[Plotting code records]
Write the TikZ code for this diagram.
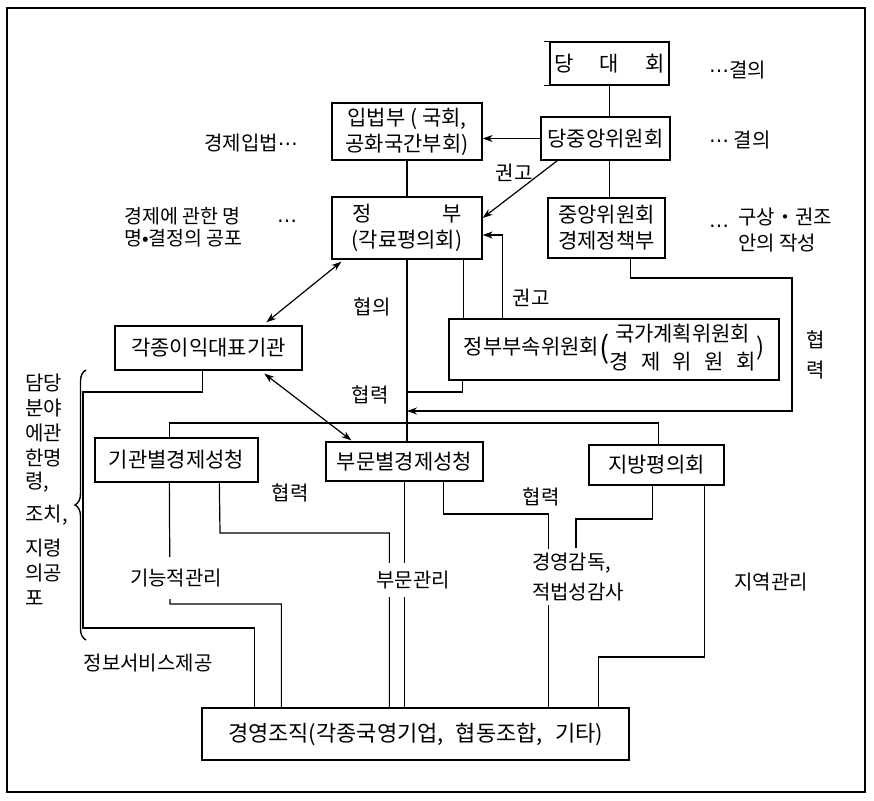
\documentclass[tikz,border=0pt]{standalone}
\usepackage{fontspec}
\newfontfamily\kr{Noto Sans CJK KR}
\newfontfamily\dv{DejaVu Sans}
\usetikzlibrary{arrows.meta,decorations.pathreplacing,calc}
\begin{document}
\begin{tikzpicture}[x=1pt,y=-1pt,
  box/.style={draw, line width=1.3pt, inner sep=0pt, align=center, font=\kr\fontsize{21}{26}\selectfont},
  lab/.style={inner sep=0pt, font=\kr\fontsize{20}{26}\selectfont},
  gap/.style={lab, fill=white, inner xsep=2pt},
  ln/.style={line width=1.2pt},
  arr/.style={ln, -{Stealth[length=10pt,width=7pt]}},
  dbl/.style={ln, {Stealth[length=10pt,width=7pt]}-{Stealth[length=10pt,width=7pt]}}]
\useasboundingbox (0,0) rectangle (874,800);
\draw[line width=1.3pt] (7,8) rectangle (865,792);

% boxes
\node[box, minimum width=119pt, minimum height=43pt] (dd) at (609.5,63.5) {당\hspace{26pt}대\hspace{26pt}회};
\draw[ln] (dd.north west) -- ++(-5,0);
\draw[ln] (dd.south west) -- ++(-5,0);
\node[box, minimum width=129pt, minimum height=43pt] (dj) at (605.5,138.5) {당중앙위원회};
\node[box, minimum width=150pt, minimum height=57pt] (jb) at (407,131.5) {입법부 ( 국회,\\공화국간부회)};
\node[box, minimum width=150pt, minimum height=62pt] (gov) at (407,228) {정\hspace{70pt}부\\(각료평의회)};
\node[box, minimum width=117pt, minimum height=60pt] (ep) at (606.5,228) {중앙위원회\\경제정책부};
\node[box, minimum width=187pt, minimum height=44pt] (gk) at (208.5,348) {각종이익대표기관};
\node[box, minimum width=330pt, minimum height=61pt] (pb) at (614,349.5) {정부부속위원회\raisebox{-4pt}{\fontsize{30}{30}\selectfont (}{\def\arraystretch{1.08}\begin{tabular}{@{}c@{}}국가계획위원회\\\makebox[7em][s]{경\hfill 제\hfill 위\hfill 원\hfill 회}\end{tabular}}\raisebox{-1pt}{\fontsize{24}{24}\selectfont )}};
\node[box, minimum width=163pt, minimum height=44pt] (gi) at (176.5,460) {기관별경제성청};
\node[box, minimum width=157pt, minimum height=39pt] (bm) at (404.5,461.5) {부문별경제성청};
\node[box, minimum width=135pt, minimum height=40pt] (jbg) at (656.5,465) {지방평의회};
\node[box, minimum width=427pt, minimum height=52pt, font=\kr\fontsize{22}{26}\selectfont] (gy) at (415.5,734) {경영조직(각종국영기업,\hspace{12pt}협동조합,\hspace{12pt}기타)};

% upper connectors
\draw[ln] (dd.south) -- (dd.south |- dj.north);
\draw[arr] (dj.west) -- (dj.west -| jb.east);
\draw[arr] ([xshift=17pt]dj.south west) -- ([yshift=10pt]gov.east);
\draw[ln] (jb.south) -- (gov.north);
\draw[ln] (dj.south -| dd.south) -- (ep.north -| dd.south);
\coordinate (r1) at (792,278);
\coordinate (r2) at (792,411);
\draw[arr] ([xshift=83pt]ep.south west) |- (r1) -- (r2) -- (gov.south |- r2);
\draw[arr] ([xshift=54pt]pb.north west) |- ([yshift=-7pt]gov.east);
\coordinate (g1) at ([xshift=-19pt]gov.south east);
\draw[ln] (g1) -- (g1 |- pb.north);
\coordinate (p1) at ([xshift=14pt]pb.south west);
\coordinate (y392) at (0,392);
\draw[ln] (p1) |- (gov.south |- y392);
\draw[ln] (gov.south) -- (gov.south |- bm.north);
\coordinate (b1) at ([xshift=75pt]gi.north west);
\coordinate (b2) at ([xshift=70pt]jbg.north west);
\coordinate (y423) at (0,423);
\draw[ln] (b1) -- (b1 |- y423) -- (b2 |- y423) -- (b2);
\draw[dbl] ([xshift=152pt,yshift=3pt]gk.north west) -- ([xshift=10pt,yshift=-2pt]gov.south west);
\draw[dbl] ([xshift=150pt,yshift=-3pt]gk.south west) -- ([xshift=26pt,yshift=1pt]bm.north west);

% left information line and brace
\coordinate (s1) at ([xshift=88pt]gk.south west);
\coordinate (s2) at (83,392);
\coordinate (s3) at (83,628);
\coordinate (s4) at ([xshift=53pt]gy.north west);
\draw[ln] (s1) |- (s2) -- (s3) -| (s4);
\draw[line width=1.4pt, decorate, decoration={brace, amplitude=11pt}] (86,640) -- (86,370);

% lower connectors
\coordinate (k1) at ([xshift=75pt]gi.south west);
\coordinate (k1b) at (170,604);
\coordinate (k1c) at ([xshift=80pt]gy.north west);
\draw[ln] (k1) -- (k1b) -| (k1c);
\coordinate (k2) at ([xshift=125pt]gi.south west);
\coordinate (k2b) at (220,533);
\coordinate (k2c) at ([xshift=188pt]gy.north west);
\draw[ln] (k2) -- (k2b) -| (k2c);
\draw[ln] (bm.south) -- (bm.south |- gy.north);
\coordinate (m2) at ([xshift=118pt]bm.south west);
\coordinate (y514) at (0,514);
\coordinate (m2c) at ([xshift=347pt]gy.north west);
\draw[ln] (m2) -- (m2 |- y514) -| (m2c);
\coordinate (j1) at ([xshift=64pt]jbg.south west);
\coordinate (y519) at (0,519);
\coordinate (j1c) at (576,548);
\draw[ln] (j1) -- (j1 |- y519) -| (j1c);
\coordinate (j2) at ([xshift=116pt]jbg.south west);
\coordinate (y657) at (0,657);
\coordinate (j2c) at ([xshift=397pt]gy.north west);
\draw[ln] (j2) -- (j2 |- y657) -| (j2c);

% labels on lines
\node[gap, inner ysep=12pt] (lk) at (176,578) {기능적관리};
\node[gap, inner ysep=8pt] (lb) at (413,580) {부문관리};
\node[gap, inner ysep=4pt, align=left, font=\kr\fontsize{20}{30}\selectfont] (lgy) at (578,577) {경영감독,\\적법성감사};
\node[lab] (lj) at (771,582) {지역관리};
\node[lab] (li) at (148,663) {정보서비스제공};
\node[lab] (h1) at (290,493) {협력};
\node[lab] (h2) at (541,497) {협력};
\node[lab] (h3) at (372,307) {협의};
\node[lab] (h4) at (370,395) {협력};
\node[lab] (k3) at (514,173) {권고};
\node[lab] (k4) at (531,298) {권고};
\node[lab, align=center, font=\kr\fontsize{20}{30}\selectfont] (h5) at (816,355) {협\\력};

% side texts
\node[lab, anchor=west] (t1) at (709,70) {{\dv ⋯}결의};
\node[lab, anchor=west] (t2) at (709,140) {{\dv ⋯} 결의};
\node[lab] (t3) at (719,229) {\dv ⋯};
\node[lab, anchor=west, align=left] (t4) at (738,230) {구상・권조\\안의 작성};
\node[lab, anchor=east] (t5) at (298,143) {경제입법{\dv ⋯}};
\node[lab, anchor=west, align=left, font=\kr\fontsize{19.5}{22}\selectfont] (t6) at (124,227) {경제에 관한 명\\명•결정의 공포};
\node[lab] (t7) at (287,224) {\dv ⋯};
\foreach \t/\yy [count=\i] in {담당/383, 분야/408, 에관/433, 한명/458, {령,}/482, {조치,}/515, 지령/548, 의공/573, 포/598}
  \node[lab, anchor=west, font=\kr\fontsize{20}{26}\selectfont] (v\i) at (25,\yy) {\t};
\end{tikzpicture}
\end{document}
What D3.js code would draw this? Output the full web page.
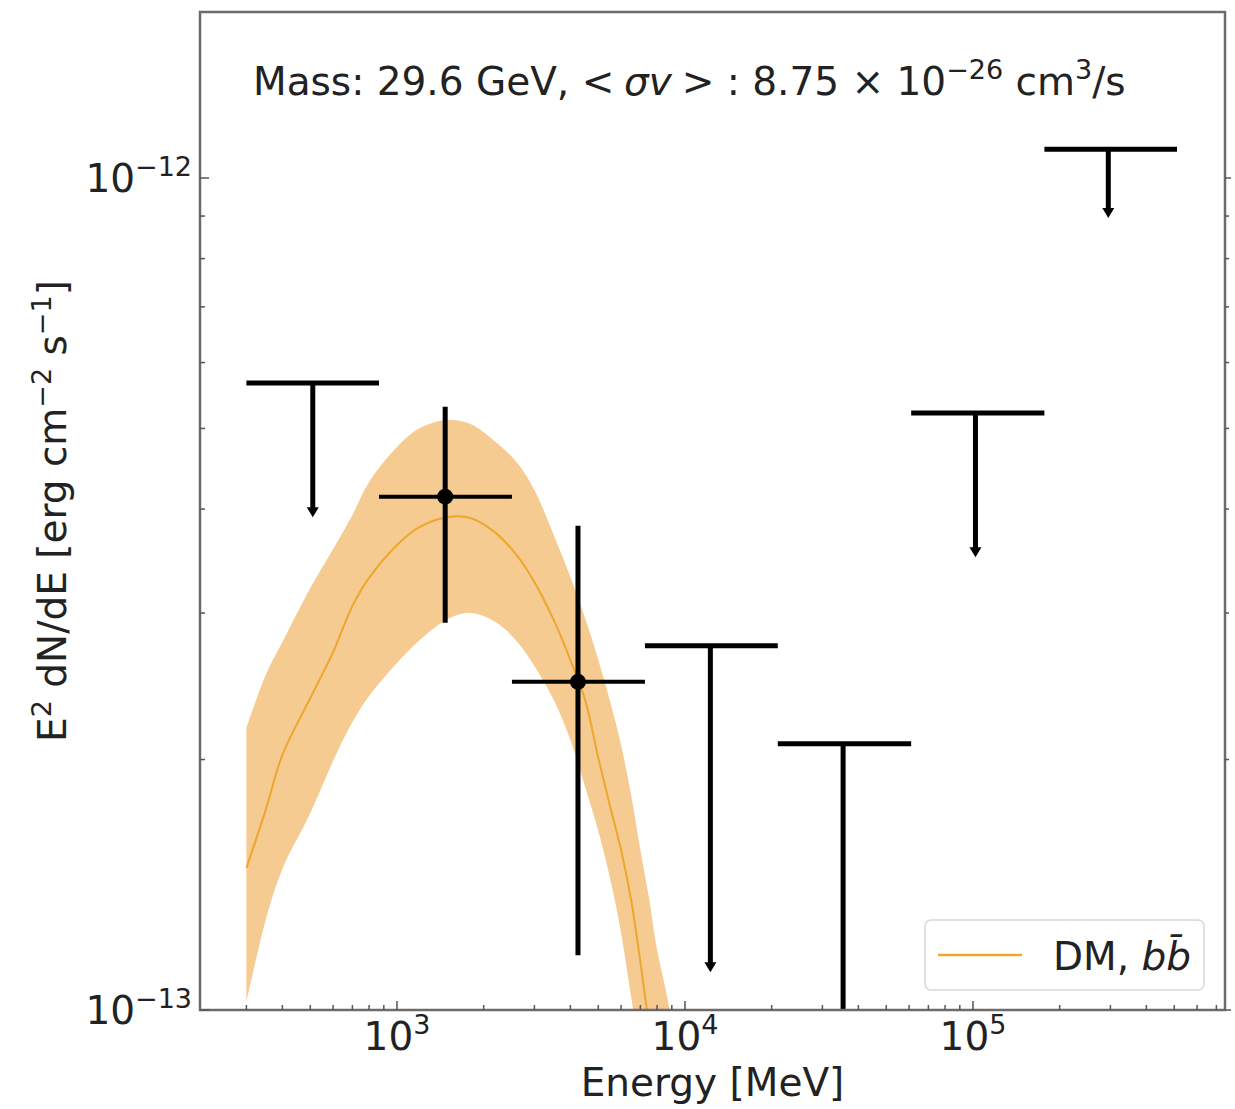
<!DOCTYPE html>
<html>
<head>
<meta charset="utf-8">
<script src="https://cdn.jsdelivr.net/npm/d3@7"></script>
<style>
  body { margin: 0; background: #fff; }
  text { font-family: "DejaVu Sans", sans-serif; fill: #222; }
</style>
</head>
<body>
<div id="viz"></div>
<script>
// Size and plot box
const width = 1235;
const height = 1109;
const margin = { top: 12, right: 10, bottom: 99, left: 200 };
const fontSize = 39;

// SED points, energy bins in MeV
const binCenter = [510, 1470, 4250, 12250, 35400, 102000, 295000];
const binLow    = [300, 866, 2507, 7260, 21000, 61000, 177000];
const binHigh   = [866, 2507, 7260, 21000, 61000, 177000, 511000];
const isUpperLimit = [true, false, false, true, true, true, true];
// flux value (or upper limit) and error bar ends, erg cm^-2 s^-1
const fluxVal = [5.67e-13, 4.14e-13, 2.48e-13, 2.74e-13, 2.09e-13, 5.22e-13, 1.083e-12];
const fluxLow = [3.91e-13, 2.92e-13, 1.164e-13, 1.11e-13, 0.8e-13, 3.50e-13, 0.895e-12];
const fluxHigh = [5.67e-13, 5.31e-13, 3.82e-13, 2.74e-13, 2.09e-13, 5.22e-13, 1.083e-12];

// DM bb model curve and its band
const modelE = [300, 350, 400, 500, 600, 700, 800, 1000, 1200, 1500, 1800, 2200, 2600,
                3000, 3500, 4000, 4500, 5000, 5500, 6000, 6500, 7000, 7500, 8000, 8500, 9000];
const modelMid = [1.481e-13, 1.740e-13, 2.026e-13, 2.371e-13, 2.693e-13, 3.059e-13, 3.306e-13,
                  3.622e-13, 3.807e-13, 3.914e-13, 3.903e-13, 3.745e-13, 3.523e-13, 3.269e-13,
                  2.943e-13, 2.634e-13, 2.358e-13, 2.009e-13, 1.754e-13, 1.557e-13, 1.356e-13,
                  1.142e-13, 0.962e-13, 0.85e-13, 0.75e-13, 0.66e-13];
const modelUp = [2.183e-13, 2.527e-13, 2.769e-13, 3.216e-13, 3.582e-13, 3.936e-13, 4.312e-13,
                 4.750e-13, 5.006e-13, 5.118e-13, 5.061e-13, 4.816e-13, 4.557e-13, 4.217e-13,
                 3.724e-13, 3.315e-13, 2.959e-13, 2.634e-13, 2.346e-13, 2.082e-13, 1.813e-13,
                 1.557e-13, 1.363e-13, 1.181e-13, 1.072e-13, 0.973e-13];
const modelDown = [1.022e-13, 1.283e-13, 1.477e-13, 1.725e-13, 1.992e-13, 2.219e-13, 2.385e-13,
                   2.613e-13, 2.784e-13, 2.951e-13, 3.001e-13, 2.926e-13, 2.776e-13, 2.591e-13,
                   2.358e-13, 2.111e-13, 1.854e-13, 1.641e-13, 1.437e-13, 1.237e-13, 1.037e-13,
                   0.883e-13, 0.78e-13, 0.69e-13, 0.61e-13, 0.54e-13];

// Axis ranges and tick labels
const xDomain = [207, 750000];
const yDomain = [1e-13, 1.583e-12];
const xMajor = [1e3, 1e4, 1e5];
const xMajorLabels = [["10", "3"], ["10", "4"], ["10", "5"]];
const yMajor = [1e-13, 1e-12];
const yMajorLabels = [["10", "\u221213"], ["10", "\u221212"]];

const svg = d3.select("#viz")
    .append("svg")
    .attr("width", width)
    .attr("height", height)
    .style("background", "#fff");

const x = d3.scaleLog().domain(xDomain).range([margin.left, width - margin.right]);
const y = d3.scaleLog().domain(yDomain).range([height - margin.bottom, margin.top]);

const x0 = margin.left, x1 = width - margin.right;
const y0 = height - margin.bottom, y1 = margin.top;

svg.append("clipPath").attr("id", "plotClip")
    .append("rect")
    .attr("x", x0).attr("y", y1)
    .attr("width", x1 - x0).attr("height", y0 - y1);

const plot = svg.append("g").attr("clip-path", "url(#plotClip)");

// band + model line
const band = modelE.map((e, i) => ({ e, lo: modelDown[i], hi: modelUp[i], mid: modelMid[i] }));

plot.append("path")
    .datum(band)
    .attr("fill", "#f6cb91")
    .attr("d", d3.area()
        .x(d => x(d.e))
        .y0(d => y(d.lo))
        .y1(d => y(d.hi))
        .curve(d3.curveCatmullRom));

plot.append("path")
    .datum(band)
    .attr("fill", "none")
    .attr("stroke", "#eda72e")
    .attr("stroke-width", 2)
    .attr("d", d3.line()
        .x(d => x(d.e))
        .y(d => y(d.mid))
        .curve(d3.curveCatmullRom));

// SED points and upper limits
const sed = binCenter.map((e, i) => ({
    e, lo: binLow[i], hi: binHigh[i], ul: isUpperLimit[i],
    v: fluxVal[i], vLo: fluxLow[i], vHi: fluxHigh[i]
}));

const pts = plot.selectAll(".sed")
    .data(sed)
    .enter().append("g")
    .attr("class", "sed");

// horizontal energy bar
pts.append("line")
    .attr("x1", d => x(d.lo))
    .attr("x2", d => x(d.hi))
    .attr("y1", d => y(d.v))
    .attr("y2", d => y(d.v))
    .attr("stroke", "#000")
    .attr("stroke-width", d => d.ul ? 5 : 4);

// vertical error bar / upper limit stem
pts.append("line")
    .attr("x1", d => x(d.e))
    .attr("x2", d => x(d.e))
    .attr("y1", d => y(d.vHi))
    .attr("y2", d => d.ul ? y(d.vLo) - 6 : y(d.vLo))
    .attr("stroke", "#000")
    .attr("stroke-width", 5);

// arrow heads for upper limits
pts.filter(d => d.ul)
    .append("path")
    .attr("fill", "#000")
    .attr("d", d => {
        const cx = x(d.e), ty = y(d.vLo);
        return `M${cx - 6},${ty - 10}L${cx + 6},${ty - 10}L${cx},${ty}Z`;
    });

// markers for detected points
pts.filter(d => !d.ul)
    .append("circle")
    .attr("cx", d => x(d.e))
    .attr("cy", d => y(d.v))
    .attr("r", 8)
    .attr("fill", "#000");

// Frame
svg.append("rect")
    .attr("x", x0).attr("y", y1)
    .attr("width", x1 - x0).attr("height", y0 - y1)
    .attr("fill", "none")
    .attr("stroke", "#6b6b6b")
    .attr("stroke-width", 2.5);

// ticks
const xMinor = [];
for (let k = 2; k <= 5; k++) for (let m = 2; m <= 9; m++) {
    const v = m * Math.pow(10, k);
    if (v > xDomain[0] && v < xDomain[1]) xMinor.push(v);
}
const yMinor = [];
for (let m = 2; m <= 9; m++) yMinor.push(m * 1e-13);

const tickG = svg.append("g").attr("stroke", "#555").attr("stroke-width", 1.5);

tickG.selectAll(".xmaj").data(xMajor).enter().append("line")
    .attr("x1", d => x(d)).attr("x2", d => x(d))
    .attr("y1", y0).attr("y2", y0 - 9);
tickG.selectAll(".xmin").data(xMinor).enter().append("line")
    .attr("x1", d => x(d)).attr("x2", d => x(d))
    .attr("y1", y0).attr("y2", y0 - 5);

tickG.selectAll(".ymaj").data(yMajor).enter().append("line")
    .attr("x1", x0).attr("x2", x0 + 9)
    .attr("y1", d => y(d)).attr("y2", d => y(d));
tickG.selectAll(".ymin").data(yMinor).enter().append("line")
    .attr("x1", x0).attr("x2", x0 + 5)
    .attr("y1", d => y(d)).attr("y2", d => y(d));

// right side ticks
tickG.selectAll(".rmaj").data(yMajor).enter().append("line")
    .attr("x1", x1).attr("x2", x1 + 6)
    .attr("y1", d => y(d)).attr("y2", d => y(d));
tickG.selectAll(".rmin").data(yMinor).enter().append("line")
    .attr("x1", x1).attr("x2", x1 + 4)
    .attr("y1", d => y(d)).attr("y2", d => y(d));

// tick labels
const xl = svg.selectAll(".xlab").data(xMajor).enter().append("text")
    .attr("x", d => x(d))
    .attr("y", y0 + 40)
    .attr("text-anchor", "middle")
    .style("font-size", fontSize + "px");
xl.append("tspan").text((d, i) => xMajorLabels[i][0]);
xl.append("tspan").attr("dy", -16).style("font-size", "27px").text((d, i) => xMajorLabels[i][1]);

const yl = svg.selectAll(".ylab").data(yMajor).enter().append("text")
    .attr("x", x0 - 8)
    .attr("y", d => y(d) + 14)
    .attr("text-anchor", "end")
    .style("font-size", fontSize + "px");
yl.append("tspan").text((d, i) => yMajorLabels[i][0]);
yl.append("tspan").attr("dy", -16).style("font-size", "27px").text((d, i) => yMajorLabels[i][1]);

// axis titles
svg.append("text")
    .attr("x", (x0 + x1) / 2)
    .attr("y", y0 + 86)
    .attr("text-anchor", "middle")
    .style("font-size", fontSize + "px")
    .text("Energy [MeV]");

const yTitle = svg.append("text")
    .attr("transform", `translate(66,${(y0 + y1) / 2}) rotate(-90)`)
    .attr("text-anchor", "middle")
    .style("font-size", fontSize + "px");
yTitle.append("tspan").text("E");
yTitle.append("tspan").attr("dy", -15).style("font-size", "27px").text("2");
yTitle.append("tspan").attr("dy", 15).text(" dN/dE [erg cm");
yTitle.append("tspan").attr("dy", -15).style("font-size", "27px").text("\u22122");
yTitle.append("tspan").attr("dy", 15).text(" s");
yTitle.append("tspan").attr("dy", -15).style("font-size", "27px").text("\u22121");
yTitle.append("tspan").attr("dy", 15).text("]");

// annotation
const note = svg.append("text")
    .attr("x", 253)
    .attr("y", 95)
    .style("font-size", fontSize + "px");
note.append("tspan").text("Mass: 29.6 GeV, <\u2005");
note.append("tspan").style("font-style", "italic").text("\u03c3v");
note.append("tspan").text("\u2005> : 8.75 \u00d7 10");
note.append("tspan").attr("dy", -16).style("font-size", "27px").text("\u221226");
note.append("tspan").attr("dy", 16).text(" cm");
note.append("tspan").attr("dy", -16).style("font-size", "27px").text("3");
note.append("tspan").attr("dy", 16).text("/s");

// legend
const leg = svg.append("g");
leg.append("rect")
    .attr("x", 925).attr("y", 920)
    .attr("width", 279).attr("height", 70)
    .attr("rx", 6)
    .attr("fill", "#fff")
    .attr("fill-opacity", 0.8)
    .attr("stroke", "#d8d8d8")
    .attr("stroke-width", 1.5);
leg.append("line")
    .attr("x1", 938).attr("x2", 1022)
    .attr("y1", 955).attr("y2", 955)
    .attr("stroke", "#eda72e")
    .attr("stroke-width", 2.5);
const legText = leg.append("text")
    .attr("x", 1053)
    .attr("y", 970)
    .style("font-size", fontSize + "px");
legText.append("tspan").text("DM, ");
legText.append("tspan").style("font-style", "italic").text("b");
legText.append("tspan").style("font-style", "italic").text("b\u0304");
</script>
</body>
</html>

**TO BE DONE**
From the first line above to the line containing "(7,8) rectangle (865,792);", repeat each line exactly. Pictures stay out.

**RESULT BELOW**
Write the TikZ code for this diagram.
\documentclass[tikz,border=0pt]{standalone}
\usepackage{fontspec}
\newfontfamily\kr{Noto Sans CJK KR}
\newfontfamily\dv{DejaVu Sans}
\usetikzlibrary{arrows.meta,decorations.pathreplacing,calc}
\begin{document}
\begin{tikzpicture}[x=1pt,y=-1pt,
  box/.style={draw, line width=1.3pt, inner sep=0pt, align=center, font=\kr\fontsize{21}{26}\selectfont},
  lab/.style={inner sep=0pt, font=\kr\fontsize{20}{26}\selectfont},
  gap/.style={lab, fill=white, inner xsep=2pt},
  ln/.style={line width=1.2pt},
  arr/.style={ln, -{Stealth[length=10pt,width=7pt]}},
  dbl/.style={ln, {Stealth[length=10pt,width=7pt]}-{Stealth[length=10pt,width=7pt]}}]
\useasboundingbox (0,0) rectangle (874,800);
\draw[line width=1.3pt] (7,8) rectangle (865,792);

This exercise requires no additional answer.